### Task brief
Your task is to print the material below exactly as presented.

### Collected data
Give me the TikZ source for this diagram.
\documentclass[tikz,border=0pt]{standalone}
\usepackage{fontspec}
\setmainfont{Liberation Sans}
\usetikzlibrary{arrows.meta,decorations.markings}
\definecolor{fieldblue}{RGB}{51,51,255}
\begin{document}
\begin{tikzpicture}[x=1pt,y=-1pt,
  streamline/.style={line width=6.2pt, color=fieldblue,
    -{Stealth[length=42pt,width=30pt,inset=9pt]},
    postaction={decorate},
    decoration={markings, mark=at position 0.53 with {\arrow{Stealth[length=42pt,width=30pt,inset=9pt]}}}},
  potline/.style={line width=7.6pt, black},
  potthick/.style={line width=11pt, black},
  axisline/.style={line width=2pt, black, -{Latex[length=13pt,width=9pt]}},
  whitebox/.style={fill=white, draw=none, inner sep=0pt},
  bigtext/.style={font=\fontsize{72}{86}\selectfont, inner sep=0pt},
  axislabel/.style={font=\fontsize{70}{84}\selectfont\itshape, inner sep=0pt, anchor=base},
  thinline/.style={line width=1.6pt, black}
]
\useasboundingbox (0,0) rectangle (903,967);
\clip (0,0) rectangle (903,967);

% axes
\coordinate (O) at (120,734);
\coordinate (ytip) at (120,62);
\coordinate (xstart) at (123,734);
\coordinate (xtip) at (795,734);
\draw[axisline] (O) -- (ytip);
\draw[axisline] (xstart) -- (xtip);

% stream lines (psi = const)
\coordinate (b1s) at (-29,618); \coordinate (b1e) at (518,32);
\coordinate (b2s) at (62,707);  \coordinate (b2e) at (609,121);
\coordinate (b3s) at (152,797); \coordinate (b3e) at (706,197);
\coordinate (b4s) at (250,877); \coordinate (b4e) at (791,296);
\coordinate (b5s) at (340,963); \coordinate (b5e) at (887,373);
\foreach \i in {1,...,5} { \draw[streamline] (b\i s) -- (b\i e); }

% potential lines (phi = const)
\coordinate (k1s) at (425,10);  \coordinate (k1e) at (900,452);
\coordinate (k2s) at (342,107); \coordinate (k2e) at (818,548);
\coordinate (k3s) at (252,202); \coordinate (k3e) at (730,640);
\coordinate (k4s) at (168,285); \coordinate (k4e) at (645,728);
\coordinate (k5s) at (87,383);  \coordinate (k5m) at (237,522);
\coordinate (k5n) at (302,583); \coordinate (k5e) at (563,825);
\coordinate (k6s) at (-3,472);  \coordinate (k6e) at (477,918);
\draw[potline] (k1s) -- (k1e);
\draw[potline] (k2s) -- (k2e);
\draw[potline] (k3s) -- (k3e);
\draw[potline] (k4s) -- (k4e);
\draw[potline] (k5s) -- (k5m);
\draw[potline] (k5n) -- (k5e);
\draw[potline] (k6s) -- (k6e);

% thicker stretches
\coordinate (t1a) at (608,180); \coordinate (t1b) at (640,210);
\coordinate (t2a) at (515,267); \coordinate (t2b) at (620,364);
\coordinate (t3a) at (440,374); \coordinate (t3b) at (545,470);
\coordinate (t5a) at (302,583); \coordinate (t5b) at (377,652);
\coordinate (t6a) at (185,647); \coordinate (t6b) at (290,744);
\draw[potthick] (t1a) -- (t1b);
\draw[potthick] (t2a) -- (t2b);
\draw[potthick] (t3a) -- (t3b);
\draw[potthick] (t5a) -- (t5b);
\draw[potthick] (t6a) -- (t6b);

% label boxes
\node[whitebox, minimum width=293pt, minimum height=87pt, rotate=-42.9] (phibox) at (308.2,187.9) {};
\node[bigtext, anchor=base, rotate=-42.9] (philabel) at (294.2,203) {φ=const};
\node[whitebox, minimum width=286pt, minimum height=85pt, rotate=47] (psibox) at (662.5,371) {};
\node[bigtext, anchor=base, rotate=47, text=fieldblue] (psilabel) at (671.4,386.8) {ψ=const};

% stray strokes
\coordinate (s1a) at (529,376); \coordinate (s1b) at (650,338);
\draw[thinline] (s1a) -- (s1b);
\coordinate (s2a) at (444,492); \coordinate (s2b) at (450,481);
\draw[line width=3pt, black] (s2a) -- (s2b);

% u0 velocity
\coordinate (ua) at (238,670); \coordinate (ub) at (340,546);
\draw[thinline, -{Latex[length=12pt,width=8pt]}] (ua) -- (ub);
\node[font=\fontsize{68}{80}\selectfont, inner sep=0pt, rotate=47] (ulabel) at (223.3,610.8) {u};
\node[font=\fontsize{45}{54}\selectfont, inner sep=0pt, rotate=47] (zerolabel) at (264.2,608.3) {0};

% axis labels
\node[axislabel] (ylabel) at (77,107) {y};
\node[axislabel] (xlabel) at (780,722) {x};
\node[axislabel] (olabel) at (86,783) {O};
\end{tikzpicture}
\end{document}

### Output
Give me the TikZ source for this diagram.
\documentclass[tikz,border=0pt]{standalone}
\usepackage{fontspec}
\setmainfont{Liberation Sans}
\usetikzlibrary{arrows.meta,decorations.markings}
\definecolor{fieldblue}{RGB}{51,51,255}
\begin{document}
\begin{tikzpicture}[x=1pt,y=-1pt,
  streamline/.style={line width=6.2pt, color=fieldblue,
    -{Stealth[length=42pt,width=30pt,inset=9pt]},
    postaction={decorate},
    decoration={markings, mark=at position 0.53 with {\arrow{Stealth[length=42pt,width=30pt,inset=9pt]}}}},
  potline/.style={line width=7.6pt, black},
  potthick/.style={line width=11pt, black},
  axisline/.style={line width=2pt, black, -{Latex[length=13pt,width=9pt]}},
  whitebox/.style={fill=white, draw=none, inner sep=0pt},
  bigtext/.style={font=\fontsize{72}{86}\selectfont, inner sep=0pt},
  axislabel/.style={font=\fontsize{70}{84}\selectfont\itshape, inner sep=0pt, anchor=base},
  thinline/.style={line width=1.6pt, black}
]
\useasboundingbox (0,0) rectangle (903,967);
\clip (0,0) rectangle (903,967);

% axes
\coordinate (O) at (120,734);
\coordinate (ytip) at (120,62);
\coordinate (xstart) at (123,734);
\coordinate (xtip) at (795,734);
\draw[axisline] (O) -- (ytip);
\draw[axisline] (xstart) -- (xtip);

% stream lines (psi = const)
\coordinate (b1s) at (-29,618); \coordinate (b1e) at (518,32);
\coordinate (b2s) at (62,707);  \coordinate (b2e) at (609,121);
\coordinate (b3s) at (152,797); \coordinate (b3e) at (706,197);
\coordinate (b4s) at (250,877); \coordinate (b4e) at (791,296);
\coordinate (b5s) at (340,963); \coordinate (b5e) at (887,373);
\foreach \i in {1,...,5} { \draw[streamline] (b\i s) -- (b\i e); }

% potential lines (phi = const)
\coordinate (k1s) at (425,10);  \coordinate (k1e) at (900,452);
\coordinate (k2s) at (342,107); \coordinate (k2e) at (818,548);
\coordinate (k3s) at (252,202); \coordinate (k3e) at (730,640);
\coordinate (k4s) at (168,285); \coordinate (k4e) at (645,728);
\coordinate (k5s) at (87,383);  \coordinate (k5m) at (237,522);
\coordinate (k5n) at (302,583); \coordinate (k5e) at (563,825);
\coordinate (k6s) at (-3,472);  \coordinate (k6e) at (477,918);
\draw[potline] (k1s) -- (k1e);
\draw[potline] (k2s) -- (k2e);
\draw[potline] (k3s) -- (k3e);
\draw[potline] (k4s) -- (k4e);
\draw[potline] (k5s) -- (k5m);
\draw[potline] (k5n) -- (k5e);
\draw[potline] (k6s) -- (k6e);

% thicker stretches
\coordinate (t1a) at (608,180); \coordinate (t1b) at (640,210);
\coordinate (t2a) at (515,267); \coordinate (t2b) at (620,364);
\coordinate (t3a) at (440,374); \coordinate (t3b) at (545,470);
\coordinate (t5a) at (302,583); \coordinate (t5b) at (377,652);
\coordinate (t6a) at (185,647); \coordinate (t6b) at (290,744);
\draw[potthick] (t1a) -- (t1b);
\draw[potthick] (t2a) -- (t2b);
\draw[potthick] (t3a) -- (t3b);
\draw[potthick] (t5a) -- (t5b);
\draw[potthick] (t6a) -- (t6b);

% label boxes
\node[whitebox, minimum width=293pt, minimum height=87pt, rotate=-42.9] (phibox) at (308.2,187.9) {};
\node[bigtext, anchor=base, rotate=-42.9] (philabel) at (294.2,203) {φ=const};
\node[whitebox, minimum width=286pt, minimum height=85pt, rotate=47] (psibox) at (662.5,371) {};
\node[bigtext, anchor=base, rotate=47, text=fieldblue] (psilabel) at (671.4,386.8) {ψ=const};

% stray strokes
\coordinate (s1a) at (529,376); \coordinate (s1b) at (650,338);
\draw[thinline] (s1a) -- (s1b);
\coordinate (s2a) at (444,492); \coordinate (s2b) at (450,481);
\draw[line width=3pt, black] (s2a) -- (s2b);

% u0 velocity
\coordinate (ua) at (238,670); \coordinate (ub) at (340,546);
\draw[thinline, -{Latex[length=12pt,width=8pt]}] (ua) -- (ub);
\node[font=\fontsize{68}{80}\selectfont, inner sep=0pt, rotate=47] (ulabel) at (223.3,610.8) {u};
\node[font=\fontsize{45}{54}\selectfont, inner sep=0pt, rotate=47] (zerolabel) at (264.2,608.3) {0};

% axis labels
\node[axislabel] (ylabel) at (77,107) {y};
\node[axislabel] (xlabel) at (780,722) {x};
\node[axislabel] (olabel) at (86,783) {O};
\end{tikzpicture}
\end{document}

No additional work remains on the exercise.